# Supplied information start

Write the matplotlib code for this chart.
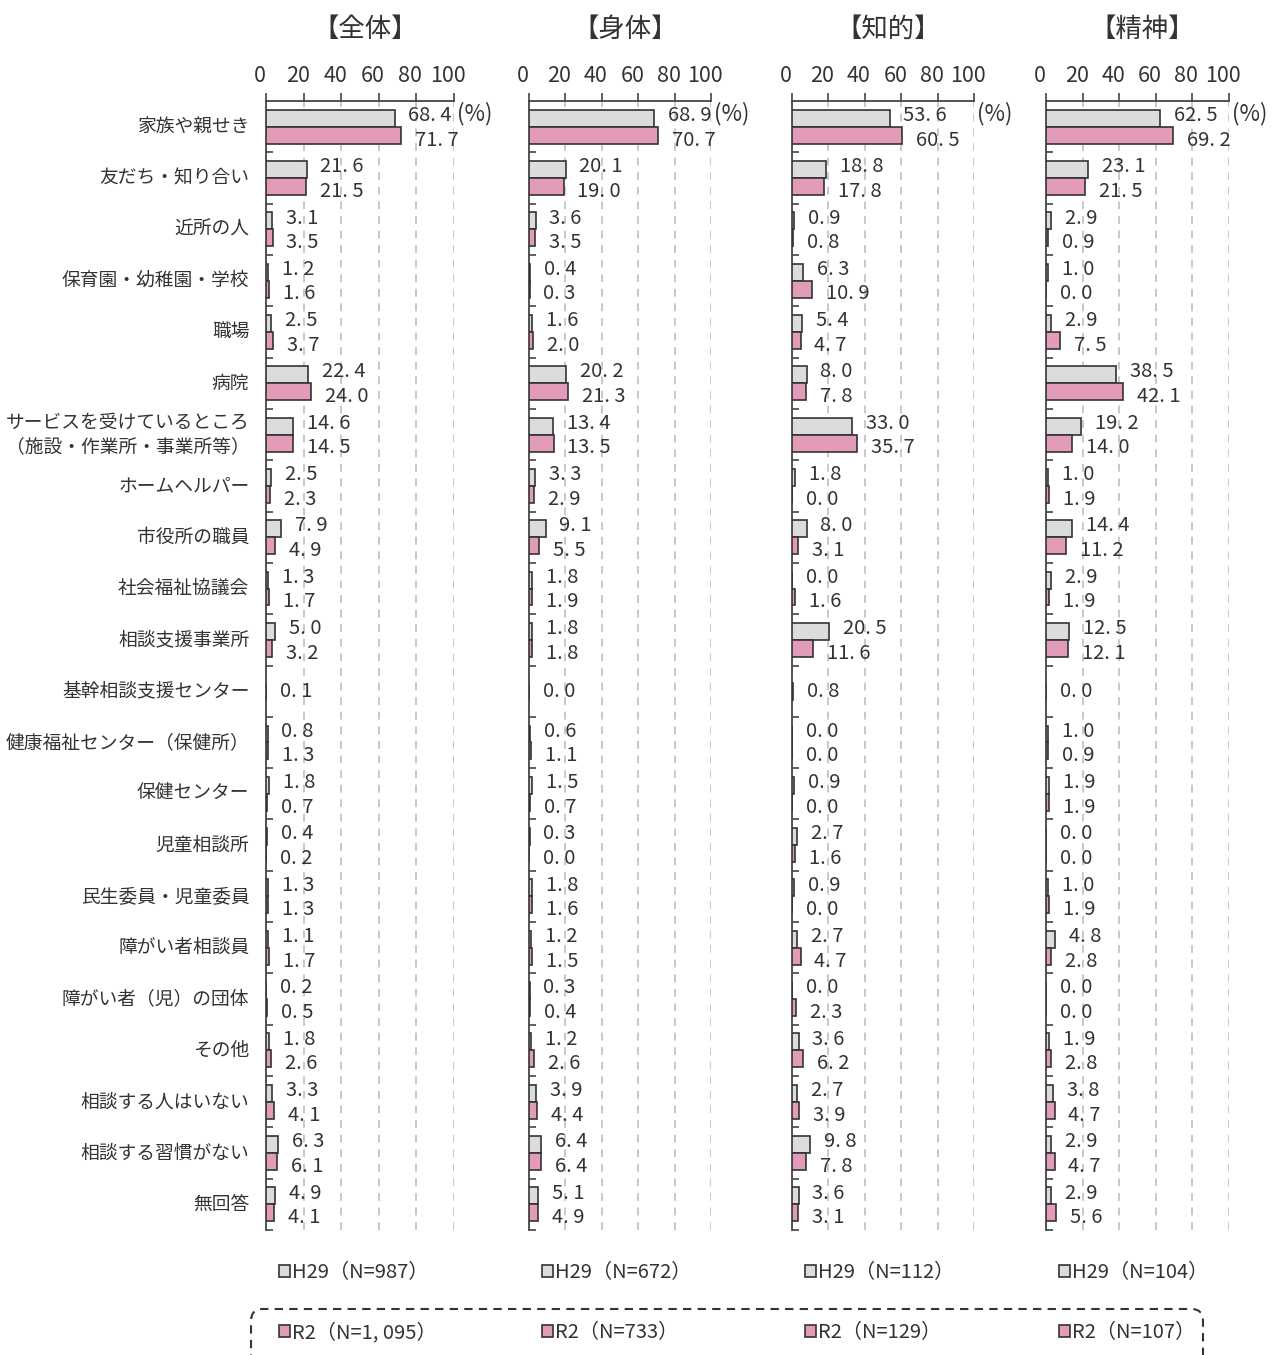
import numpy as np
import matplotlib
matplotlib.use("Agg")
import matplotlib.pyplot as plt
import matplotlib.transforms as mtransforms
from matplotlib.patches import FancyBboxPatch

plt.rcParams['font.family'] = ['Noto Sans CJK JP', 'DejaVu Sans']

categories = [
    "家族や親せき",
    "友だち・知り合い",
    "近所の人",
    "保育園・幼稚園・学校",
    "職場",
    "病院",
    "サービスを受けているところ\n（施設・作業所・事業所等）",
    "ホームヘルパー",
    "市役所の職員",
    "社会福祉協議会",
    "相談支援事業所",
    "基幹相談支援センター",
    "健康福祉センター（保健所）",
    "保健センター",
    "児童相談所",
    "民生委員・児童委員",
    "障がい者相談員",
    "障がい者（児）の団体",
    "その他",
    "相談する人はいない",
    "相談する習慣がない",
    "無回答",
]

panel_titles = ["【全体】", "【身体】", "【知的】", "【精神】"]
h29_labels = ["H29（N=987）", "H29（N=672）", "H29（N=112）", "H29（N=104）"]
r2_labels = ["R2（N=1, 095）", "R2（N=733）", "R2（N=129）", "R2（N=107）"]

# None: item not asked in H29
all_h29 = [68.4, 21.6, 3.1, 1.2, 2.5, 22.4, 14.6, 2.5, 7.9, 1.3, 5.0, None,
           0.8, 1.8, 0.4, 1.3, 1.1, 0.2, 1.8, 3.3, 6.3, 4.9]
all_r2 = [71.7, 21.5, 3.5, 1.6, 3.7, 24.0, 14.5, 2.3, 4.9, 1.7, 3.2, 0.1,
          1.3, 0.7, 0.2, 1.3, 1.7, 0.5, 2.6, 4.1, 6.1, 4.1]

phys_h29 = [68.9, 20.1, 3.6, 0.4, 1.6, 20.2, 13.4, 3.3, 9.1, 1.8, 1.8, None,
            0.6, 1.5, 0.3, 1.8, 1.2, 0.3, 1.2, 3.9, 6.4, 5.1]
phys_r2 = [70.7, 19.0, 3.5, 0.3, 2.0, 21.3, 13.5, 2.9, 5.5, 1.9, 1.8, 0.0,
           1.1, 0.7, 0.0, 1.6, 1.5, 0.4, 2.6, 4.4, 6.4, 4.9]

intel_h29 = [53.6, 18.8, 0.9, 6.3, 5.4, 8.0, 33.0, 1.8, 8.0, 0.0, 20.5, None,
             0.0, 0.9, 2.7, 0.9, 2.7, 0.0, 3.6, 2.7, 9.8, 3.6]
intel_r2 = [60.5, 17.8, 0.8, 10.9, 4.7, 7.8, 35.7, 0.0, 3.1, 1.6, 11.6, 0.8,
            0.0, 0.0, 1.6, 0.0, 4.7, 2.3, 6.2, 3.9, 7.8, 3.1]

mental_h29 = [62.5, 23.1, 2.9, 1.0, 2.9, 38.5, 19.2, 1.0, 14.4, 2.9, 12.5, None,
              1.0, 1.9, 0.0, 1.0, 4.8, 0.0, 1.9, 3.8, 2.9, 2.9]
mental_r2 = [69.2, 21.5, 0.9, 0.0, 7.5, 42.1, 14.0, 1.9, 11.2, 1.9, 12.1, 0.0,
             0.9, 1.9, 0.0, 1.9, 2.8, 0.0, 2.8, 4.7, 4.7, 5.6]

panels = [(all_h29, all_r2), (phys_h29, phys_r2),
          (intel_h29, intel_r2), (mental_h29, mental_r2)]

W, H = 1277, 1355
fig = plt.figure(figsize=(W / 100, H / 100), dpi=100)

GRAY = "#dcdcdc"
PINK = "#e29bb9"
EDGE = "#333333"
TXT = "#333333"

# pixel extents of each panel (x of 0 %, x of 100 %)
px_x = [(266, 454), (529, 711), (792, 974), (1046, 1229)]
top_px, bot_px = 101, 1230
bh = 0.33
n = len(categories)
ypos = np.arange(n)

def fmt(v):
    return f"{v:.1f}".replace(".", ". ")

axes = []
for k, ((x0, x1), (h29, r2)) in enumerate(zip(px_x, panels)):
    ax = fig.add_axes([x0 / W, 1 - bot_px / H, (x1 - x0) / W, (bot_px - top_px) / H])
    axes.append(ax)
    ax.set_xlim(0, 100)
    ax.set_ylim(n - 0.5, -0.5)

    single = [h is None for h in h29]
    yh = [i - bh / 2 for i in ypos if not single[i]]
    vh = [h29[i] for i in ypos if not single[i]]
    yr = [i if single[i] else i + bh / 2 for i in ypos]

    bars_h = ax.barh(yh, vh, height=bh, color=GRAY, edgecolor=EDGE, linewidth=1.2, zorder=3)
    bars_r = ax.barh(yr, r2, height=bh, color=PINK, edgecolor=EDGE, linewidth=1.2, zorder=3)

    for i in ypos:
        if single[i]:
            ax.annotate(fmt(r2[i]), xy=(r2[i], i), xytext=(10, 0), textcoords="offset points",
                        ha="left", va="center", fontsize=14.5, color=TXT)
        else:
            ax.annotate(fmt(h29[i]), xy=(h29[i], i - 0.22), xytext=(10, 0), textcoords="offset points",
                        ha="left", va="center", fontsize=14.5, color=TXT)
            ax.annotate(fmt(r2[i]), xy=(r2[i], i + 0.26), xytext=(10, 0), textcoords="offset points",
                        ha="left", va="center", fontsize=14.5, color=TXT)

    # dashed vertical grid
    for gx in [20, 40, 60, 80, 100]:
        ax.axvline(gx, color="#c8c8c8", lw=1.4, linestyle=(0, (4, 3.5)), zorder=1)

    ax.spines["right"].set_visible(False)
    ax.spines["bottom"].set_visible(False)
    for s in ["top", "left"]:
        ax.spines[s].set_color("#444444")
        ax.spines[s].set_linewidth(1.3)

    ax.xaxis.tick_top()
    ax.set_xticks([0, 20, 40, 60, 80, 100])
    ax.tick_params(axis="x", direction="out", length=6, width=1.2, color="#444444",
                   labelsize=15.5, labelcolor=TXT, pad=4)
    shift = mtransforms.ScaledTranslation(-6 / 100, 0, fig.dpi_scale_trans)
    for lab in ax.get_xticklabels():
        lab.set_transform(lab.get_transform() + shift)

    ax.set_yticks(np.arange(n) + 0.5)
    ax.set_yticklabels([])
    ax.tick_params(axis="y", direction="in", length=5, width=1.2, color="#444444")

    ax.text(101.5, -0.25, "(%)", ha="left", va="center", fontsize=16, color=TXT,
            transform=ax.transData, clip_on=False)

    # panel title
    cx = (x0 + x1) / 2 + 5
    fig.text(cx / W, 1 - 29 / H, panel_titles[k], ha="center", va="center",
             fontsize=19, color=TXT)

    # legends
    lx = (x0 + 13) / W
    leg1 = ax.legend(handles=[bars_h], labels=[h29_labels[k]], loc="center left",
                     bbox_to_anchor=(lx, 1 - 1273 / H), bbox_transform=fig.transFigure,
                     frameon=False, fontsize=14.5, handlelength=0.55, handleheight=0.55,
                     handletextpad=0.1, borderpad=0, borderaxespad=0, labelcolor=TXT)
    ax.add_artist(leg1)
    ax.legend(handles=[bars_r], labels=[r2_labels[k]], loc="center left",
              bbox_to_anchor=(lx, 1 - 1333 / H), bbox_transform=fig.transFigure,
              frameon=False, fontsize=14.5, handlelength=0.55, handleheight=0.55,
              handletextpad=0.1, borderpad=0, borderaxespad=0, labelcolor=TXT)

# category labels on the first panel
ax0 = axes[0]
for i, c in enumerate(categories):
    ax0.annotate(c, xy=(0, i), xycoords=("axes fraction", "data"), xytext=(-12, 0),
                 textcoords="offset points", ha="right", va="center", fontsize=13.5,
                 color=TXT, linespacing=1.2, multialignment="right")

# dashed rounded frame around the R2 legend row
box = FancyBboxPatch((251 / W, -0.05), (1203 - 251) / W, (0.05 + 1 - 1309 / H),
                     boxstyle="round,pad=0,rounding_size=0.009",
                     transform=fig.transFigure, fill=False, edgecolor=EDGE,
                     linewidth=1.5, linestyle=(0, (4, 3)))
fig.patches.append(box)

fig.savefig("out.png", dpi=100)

# Supplied information end

-- Exercise directions --
Starting at the top of the listing above, please restate word for word each line up to and including the one that holds "1.3, 0.7, 0.2, 1.3, 1.7, 0.5, 2.6, 4.1, 6.1, 4.1]", omitting every image.

-- Answer to this task --
Write the matplotlib code for this chart.
import numpy as np
import matplotlib
matplotlib.use("Agg")
import matplotlib.pyplot as plt
import matplotlib.transforms as mtransforms
from matplotlib.patches import FancyBboxPatch

plt.rcParams['font.family'] = ['Noto Sans CJK JP', 'DejaVu Sans']

categories = [
    "家族や親せき",
    "友だち・知り合い",
    "近所の人",
    "保育園・幼稚園・学校",
    "職場",
    "病院",
    "サービスを受けているところ\n（施設・作業所・事業所等）",
    "ホームヘルパー",
    "市役所の職員",
    "社会福祉協議会",
    "相談支援事業所",
    "基幹相談支援センター",
    "健康福祉センター（保健所）",
    "保健センター",
    "児童相談所",
    "民生委員・児童委員",
    "障がい者相談員",
    "障がい者（児）の団体",
    "その他",
    "相談する人はいない",
    "相談する習慣がない",
    "無回答",
]

panel_titles = ["【全体】", "【身体】", "【知的】", "【精神】"]
h29_labels = ["H29（N=987）", "H29（N=672）", "H29（N=112）", "H29（N=104）"]
r2_labels = ["R2（N=1, 095）", "R2（N=733）", "R2（N=129）", "R2（N=107）"]

# None: item not asked in H29
all_h29 = [68.4, 21.6, 3.1, 1.2, 2.5, 22.4, 14.6, 2.5, 7.9, 1.3, 5.0, None,
           0.8, 1.8, 0.4, 1.3, 1.1, 0.2, 1.8, 3.3, 6.3, 4.9]
all_r2 = [71.7, 21.5, 3.5, 1.6, 3.7, 24.0, 14.5, 2.3, 4.9, 1.7, 3.2, 0.1,
          1.3, 0.7, 0.2, 1.3, 1.7, 0.5, 2.6, 4.1, 6.1, 4.1]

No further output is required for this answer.